Estate taxes can put a heavy financial burden on a wealthy Texas resident’s beneficiaries after his or her death. For instance, someone who passes away in 2012 may freely leave up to $5.12 million to heirs, but bequests above this limit incur a tax of 35 percent. That rate is set to rise to 55 percent in 2013, with some experts expecting the tax-free limit to fall closer to $3 million.
Heirs are often unaware of this high tax rate and may be unpleasantly surprised when called on to pay up, typically nine months after the death of the estate holder. Fortunately, an effective life insurance policy can provide a way for beneficiaries to more easily pay estate taxes, and thereby provide Texas citizens of all income brackets a way to secure their families’ financial security.
Individuals seeking life insurance generally have two options to choose from; term life insurance and permanent life insurance. Term life insurance is generally much cheaper, but benefits expire after a certain period of time. Conversely, permanent life insurance provides coverage until the policy-holder dies. While many people choose term life insurance as an easy and cheaper way to cover their beneficiaries’ estate taxes, experts say this can be risky.

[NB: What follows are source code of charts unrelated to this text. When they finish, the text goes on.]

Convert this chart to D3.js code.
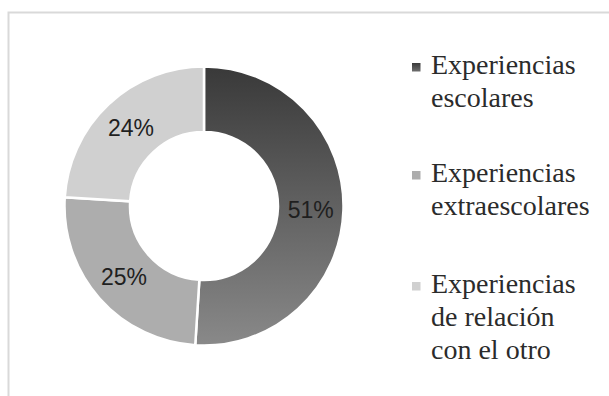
<!DOCTYPE html>
<html>
<head>
<meta charset="utf-8">
<script src="https://cdn.jsdelivr.net/npm/d3@7"></script>
<style>
  body { margin: 0; background: #fff; }
  svg { display: block; }
</style>
</head>
<body>
<div id="chart"></div>
<script>
// data
var categories = ["Experiencias escolares", "Experiencias extraescolares", "Experiencias de relación con el otro"];
var values = [51, 25, 24];
var legendLines = [["Experiencias", "escolares"], ["Experiencias", "extraescolares"], ["Experiencias", "de relación", "con el otro"]];
var colors = ["url(#grad1)", "#adadad", "#d0d0d0"];

var width = 609, height = 396;
var cx = 204, cy = 206, outerR = 139.5, innerR = 74;

var svg = d3.select("#chart")
    .append("svg")
    .attr("width", width)
    .attr("height", height);

// gradients (slice one is shaded top to bottom)
var defs = svg.append("defs");
var g1 = defs.append("linearGradient")
    .attr("id", "grad1")
    .attr("gradientUnits", "userSpaceOnUse")
    .attr("x1", 0).attr("y1", -outerR)
    .attr("x2", 0).attr("y2", outerR);
g1.append("stop").attr("offset", "0%").attr("stop-color", "#393939");
g1.append("stop").attr("offset", "100%").attr("stop-color", "#898989");

var g2 = defs.append("linearGradient")
    .attr("id", "gradLeg")
    .attr("x1", 0).attr("y1", 0).attr("x2", 0).attr("y2", 1);
g2.append("stop").attr("offset", "0%").attr("stop-color", "#3a3a3a");
g2.append("stop").attr("offset", "100%").attr("stop-color", "#6e6e6e");

// frame (only top/left visible)
svg.append("rect")
    .attr("x", 8.5).attr("y", 12.5)
    .attr("width", 640).attr("height", 420)
    .attr("fill", "none")
    .attr("stroke", "#d9d9d9")
    .attr("stroke-width", 2);

var pie = d3.pie().sort(null).value(function (d) { return d; });
var arc = d3.arc().innerRadius(innerR).outerRadius(outerR);
var arcs = pie(values);

var chart = svg.append("g")
    .attr("transform", "translate(" + cx + "," + cy + ")");

chart.selectAll("path")
    .data(arcs)
    .enter()
    .append("path")
    .attr("d", arc)
    .attr("fill", function (d, i) { return colors[i]; })
    .attr("stroke", "#fff")
    .attr("stroke-width", 2.5);

// percent labels
chart.selectAll("text.pct")
    .data(arcs)
    .enter()
    .append("text")
    .attr("class", "pct")
    .attr("x", function (d) { return arc.centroid(d)[0]; })
    .attr("y", function (d) { return arc.centroid(d)[1]; })
    .attr("dy", "0.36em")
    .attr("text-anchor", "middle")
    .style("font-family", "'Liberation Sans', Arial, sans-serif")
    .style("font-size", "23px")
    .style("fill", "#1f1f1f")
    .text(function (d) { return d.data + "%"; });

// legend
var legendY = [74, 182, 293];
var legend = svg.append("g");
var items = legend.selectAll("g")
    .data(categories)
    .enter()
    .append("g")
    .attr("transform", function (d, i) { return "translate(0," + legendY[i] + ")"; });

items.append("rect")
    .attr("x", 412)
    .attr("y", -11)
    .attr("width", 8.5)
    .attr("height", 8.5)
    .attr("fill", function (d, i) { return i === 0 ? "url(#gradLeg)" : colors[i]; });

items.append("text")
    .attr("x", 431)
    .style("font-family", "'Liberation Serif', 'Times New Roman', serif")
    .style("font-size", "28px")
    .style("fill", "#2b2b2b")
    .selectAll("tspan")
    .data(function (d, i) { return legendLines[i]; })
    .enter()
    .append("tspan")
    .attr("x", 431)
    .attr("dy", function (d, j) { return j === 0 ? 0 : 33; })
    .text(function (d) { return d; });
</script>
</body>
</html>
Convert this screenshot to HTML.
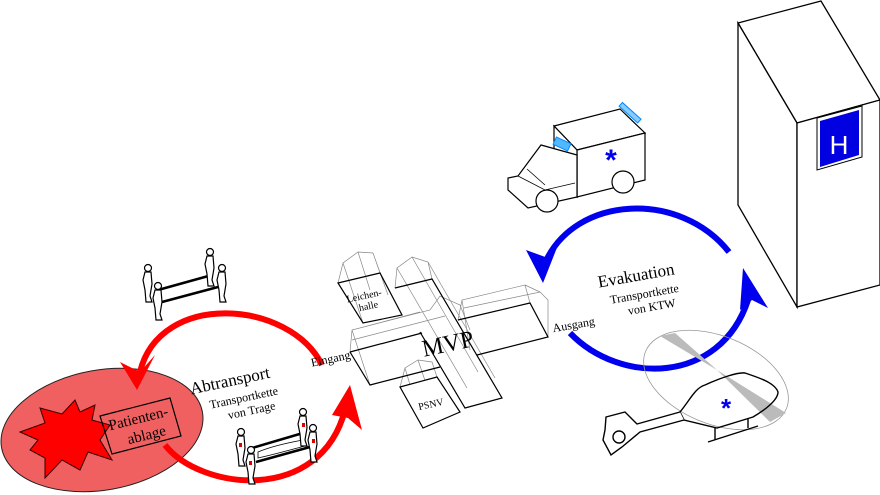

“The obvious pitfall with term insurance is the person runs a risk of outliving the policy. Then they’re back to square one in terms of achieving their goal,” explained one attorney, who noted that permanent life insurance policies have long been used to help pay federal and state estate taxes. However, people often fail to purchase insurance for this reason until they reach old age, facing them with much higher premiums. As such, experts recommend that Texas residents considering permanent life insurance as a means of avoiding estate taxes to meet with a qualified attorney to ensure they do so while incurring minimal expenses.